● EXERCISE INSTRUCTIONS: Return every record below exactly as written, omitting any pictures.

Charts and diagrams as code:
□ □ □ □ □ □ □
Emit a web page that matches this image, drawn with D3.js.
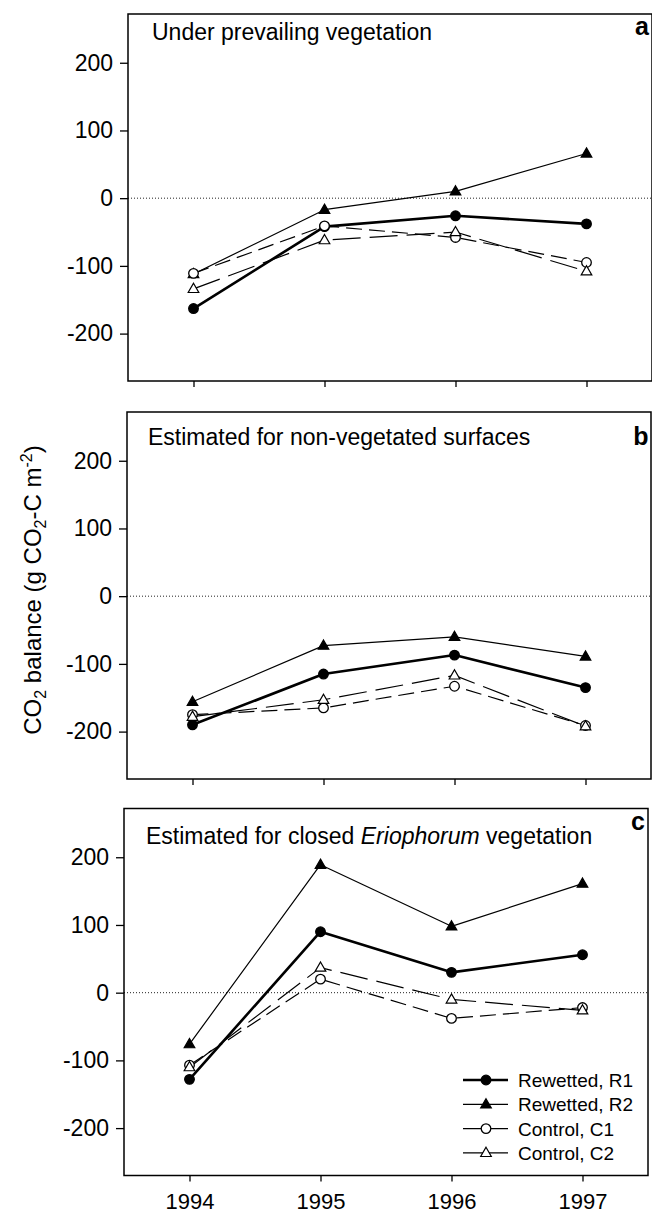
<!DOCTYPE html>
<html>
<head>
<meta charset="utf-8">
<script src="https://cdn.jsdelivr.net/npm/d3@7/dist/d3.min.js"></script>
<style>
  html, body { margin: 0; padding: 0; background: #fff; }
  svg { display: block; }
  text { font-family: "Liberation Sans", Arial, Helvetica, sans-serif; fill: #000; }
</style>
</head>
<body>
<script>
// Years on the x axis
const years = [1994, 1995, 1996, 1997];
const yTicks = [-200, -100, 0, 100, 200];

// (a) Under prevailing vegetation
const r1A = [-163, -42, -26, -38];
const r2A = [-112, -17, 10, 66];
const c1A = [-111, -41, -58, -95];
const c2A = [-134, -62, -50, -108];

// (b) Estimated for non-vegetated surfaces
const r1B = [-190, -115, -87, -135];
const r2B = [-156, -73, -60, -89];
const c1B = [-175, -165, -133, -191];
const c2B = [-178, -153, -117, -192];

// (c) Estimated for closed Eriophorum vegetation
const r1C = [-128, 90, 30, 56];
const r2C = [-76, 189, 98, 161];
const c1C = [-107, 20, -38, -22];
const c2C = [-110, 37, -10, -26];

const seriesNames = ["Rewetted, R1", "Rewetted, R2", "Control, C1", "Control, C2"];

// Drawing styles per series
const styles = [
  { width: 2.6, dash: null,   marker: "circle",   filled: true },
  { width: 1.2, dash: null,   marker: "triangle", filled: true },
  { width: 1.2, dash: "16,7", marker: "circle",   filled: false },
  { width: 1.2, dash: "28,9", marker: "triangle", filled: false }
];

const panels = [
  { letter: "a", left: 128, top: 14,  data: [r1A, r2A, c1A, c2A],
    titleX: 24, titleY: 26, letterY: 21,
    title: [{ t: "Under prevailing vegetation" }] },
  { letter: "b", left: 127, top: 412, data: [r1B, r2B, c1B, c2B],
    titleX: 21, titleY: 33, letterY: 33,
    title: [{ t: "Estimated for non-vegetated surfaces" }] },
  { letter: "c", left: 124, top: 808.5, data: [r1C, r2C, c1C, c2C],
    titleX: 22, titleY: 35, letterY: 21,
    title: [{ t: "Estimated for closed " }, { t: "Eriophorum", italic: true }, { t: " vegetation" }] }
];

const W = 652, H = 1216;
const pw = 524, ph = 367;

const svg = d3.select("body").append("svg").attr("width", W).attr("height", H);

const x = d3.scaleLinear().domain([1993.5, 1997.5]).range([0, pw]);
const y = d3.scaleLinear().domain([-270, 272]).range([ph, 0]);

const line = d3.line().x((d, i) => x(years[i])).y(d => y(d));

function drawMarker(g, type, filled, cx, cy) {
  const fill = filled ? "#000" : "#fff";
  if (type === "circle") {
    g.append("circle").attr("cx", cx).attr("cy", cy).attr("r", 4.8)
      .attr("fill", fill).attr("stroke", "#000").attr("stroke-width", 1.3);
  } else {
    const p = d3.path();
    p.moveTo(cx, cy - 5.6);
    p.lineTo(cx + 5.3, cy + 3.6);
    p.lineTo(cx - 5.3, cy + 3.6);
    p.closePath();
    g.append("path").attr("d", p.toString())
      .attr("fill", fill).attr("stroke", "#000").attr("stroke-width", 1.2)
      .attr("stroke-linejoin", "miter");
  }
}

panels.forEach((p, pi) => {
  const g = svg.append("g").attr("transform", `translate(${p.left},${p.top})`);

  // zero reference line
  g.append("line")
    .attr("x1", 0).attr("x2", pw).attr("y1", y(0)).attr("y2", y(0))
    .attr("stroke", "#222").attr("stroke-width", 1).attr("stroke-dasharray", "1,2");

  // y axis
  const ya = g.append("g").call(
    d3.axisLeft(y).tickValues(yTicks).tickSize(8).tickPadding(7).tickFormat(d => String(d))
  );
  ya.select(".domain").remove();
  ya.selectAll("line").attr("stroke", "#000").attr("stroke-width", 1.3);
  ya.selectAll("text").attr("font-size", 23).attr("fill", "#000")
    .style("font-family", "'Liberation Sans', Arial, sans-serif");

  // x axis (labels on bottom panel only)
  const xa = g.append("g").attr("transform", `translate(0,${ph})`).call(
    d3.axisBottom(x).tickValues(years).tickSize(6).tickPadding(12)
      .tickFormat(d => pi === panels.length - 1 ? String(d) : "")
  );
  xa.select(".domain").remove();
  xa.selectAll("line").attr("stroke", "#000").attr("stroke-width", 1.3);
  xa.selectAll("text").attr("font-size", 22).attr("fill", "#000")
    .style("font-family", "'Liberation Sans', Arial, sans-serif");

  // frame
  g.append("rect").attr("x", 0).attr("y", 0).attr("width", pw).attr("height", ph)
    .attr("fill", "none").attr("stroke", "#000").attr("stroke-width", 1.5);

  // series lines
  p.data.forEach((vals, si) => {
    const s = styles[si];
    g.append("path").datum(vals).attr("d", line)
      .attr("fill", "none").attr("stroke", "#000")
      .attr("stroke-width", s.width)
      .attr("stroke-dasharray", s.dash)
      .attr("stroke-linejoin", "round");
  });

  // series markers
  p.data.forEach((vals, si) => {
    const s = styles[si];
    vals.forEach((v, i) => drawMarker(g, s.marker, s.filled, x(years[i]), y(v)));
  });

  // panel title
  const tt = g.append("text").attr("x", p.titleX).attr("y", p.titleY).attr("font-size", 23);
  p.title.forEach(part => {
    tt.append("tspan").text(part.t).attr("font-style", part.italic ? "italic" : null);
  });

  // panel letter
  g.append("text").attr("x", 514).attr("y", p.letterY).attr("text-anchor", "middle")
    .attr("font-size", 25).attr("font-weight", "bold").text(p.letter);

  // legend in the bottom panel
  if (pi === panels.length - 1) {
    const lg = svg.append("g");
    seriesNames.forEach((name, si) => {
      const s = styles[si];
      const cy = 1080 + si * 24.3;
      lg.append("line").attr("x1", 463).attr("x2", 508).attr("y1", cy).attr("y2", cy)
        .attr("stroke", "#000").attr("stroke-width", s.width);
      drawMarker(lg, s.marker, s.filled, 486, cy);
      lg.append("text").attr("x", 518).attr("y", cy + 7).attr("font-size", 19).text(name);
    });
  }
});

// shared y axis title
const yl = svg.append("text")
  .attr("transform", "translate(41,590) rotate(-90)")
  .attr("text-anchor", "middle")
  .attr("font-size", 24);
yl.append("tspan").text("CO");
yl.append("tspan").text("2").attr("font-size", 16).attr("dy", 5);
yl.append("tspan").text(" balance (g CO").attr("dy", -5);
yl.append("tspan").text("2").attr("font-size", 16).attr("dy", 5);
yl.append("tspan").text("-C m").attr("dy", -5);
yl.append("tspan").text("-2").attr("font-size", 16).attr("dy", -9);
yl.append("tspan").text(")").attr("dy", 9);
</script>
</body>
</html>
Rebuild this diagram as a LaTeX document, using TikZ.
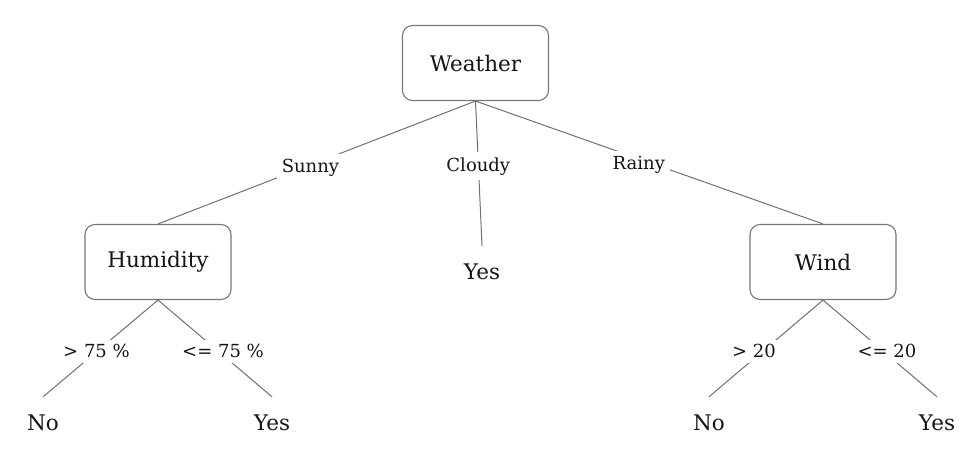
□ □ □ □ □ □ □
● RESPONSE TO THIS TASK:
Emit a web page that matches this image, drawn with D3.js.
<!DOCTYPE html>
<html>
<head>
<meta charset="utf-8">
<script src="https://cdn.jsdelivr.net/npm/d3@7/dist/d3.min.js"></script>
<style>
  html, body { margin: 0; padding: 0; background: #fff; }
  svg { display: block; }
  text { font-family: "Liberation Sans", Arial, Helvetica, sans-serif; fill: #000; }
</style>
</head>
<body>
<script>
// Years on the x axis
const years = [1994, 1995, 1996, 1997];
const yTicks = [-200, -100, 0, 100, 200];

// (a) Under prevailing vegetation
const r1A = [-163, -42, -26, -38];
const r2A = [-112, -17, 10, 66];
const c1A = [-111, -41, -58, -95];
const c2A = [-134, -62, -50, -108];

// (b) Estimated for non-vegetated surfaces
const r1B = [-190, -115, -87, -135];
const r2B = [-156, -73, -60, -89];
const c1B = [-175, -165, -133, -191];
const c2B = [-178, -153, -117, -192];

// (c) Estimated for closed Eriophorum vegetation
const r1C = [-128, 90, 30, 56];
const r2C = [-76, 189, 98, 161];
const c1C = [-107, 20, -38, -22];
const c2C = [-110, 37, -10, -26];

const seriesNames = ["Rewetted, R1", "Rewetted, R2", "Control, C1", "Control, C2"];

// Drawing styles per series
const styles = [
  { width: 2.6, dash: null,   marker: "circle",   filled: true },
  { width: 1.2, dash: null,   marker: "triangle", filled: true },
  { width: 1.2, dash: "16,7", marker: "circle",   filled: false },
  { width: 1.2, dash: "28,9", marker: "triangle", filled: false }
];

const panels = [
  { letter: "a", left: 128, top: 14,  data: [r1A, r2A, c1A, c2A],
    titleX: 24, titleY: 26, letterY: 21,
    title: [{ t: "Under prevailing vegetation" }] },
  { letter: "b", left: 127, top: 412, data: [r1B, r2B, c1B, c2B],
    titleX: 21, titleY: 33, letterY: 33,
    title: [{ t: "Estimated for non-vegetated surfaces" }] },
  { letter: "c", left: 124, top: 808.5, data: [r1C, r2C, c1C, c2C],
    titleX: 22, titleY: 35, letterY: 21,
    title: [{ t: "Estimated for closed " }, { t: "Eriophorum", italic: true }, { t: " vegetation" }] }
];

const W = 652, H = 1216;
const pw = 524, ph = 367;

const svg = d3.select("body").append("svg").attr("width", W).attr("height", H);

const x = d3.scaleLinear().domain([1993.5, 1997.5]).range([0, pw]);
const y = d3.scaleLinear().domain([-270, 272]).range([ph, 0]);

const line = d3.line().x((d, i) => x(years[i])).y(d => y(d));

function drawMarker(g, type, filled, cx, cy) {
  const fill = filled ? "#000" : "#fff";
  if (type === "circle") {
    g.append("circle").attr("cx", cx).attr("cy", cy).attr("r", 4.8)
      .attr("fill", fill).attr("stroke", "#000").attr("stroke-width", 1.3);
  } else {
    const p = d3.path();
    p.moveTo(cx, cy - 5.6);
    p.lineTo(cx + 5.3, cy + 3.6);
    p.lineTo(cx - 5.3, cy + 3.6);
    p.closePath();
    g.append("path").attr("d", p.toString())
      .attr("fill", fill).attr("stroke", "#000").attr("stroke-width", 1.2)
      .attr("stroke-linejoin", "miter");
  }
}

panels.forEach((p, pi) => {
  const g = svg.append("g").attr("transform", `translate(${p.left},${p.top})`);

  // zero reference line
  g.append("line")
    .attr("x1", 0).attr("x2", pw).attr("y1", y(0)).attr("y2", y(0))
    .attr("stroke", "#222").attr("stroke-width", 1).attr("stroke-dasharray", "1,2");

  // y axis
  const ya = g.append("g").call(
    d3.axisLeft(y).tickValues(yTicks).tickSize(8).tickPadding(7).tickFormat(d => String(d))
  );
  ya.select(".domain").remove();
  ya.selectAll("line").attr("stroke", "#000").attr("stroke-width", 1.3);
  ya.selectAll("text").attr("font-size", 23).attr("fill", "#000")
    .style("font-family", "'Liberation Sans', Arial, sans-serif");

  // x axis (labels on bottom panel only)
  const xa = g.append("g").attr("transform", `translate(0,${ph})`).call(
    d3.axisBottom(x).tickValues(years).tickSize(6).tickPadding(12)
      .tickFormat(d => pi === panels.length - 1 ? String(d) : "")
  );
  xa.select(".domain").remove();
  xa.selectAll("line").attr("stroke", "#000").attr("stroke-width", 1.3);
  xa.selectAll("text").attr("font-size", 22).attr("fill", "#000")
    .style("font-family", "'Liberation Sans', Arial, sans-serif");

  // frame
  g.append("rect").attr("x", 0).attr("y", 0).attr("width", pw).attr("height", ph)
    .attr("fill", "none").attr("stroke", "#000").attr("stroke-width", 1.5);

  // series lines
  p.data.forEach((vals, si) => {
    const s = styles[si];
    g.append("path").datum(vals).attr("d", line)
      .attr("fill", "none").attr("stroke", "#000")
      .attr("stroke-width", s.width)
      .attr("stroke-dasharray", s.dash)
      .attr("stroke-linejoin", "round");
  });

  // series markers
  p.data.forEach((vals, si) => {
    const s = styles[si];
    vals.forEach((v, i) => drawMarker(g, s.marker, s.filled, x(years[i]), y(v)));
  });

  // panel title
  const tt = g.append("text").attr("x", p.titleX).attr("y", p.titleY).attr("font-size", 23);
  p.title.forEach(part => {
    tt.append("tspan").text(part.t).attr("font-style", part.italic ? "italic" : null);
  });

  // panel letter
  g.append("text").attr("x", 514).attr("y", p.letterY).attr("text-anchor", "middle")
    .attr("font-size", 25).attr("font-weight", "bold").text(p.letter);

  // legend in the bottom panel
  if (pi === panels.length - 1) {
    const lg = svg.append("g");
    seriesNames.forEach((name, si) => {
      const s = styles[si];
      const cy = 1080 + si * 24.3;
      lg.append("line").attr("x1", 463).attr("x2", 508).attr("y1", cy).attr("y2", cy)
        .attr("stroke", "#000").attr("stroke-width", s.width);
      drawMarker(lg, s.marker, s.filled, 486, cy);
      lg.append("text").attr("x", 518).attr("y", cy + 7).attr("font-size", 19).text(name);
    });
  }
});

// shared y axis title
const yl = svg.append("text")
  .attr("transform", "translate(41,590) rotate(-90)")
  .attr("text-anchor", "middle")
  .attr("font-size", 24);
yl.append("tspan").text("CO");
yl.append("tspan").text("2").attr("font-size", 16).attr("dy", 5);
yl.append("tspan").text(" balance (g CO").attr("dy", -5);
yl.append("tspan").text("2").attr("font-size", 16).attr("dy", 5);
yl.append("tspan").text("-C m").attr("dy", -5);
yl.append("tspan").text("-2").attr("font-size", 16).attr("dy", -9);
yl.append("tspan").text(")").attr("dy", 9);
</script>
</body>
</html>
Rebuild this diagram as a LaTeX document, using TikZ.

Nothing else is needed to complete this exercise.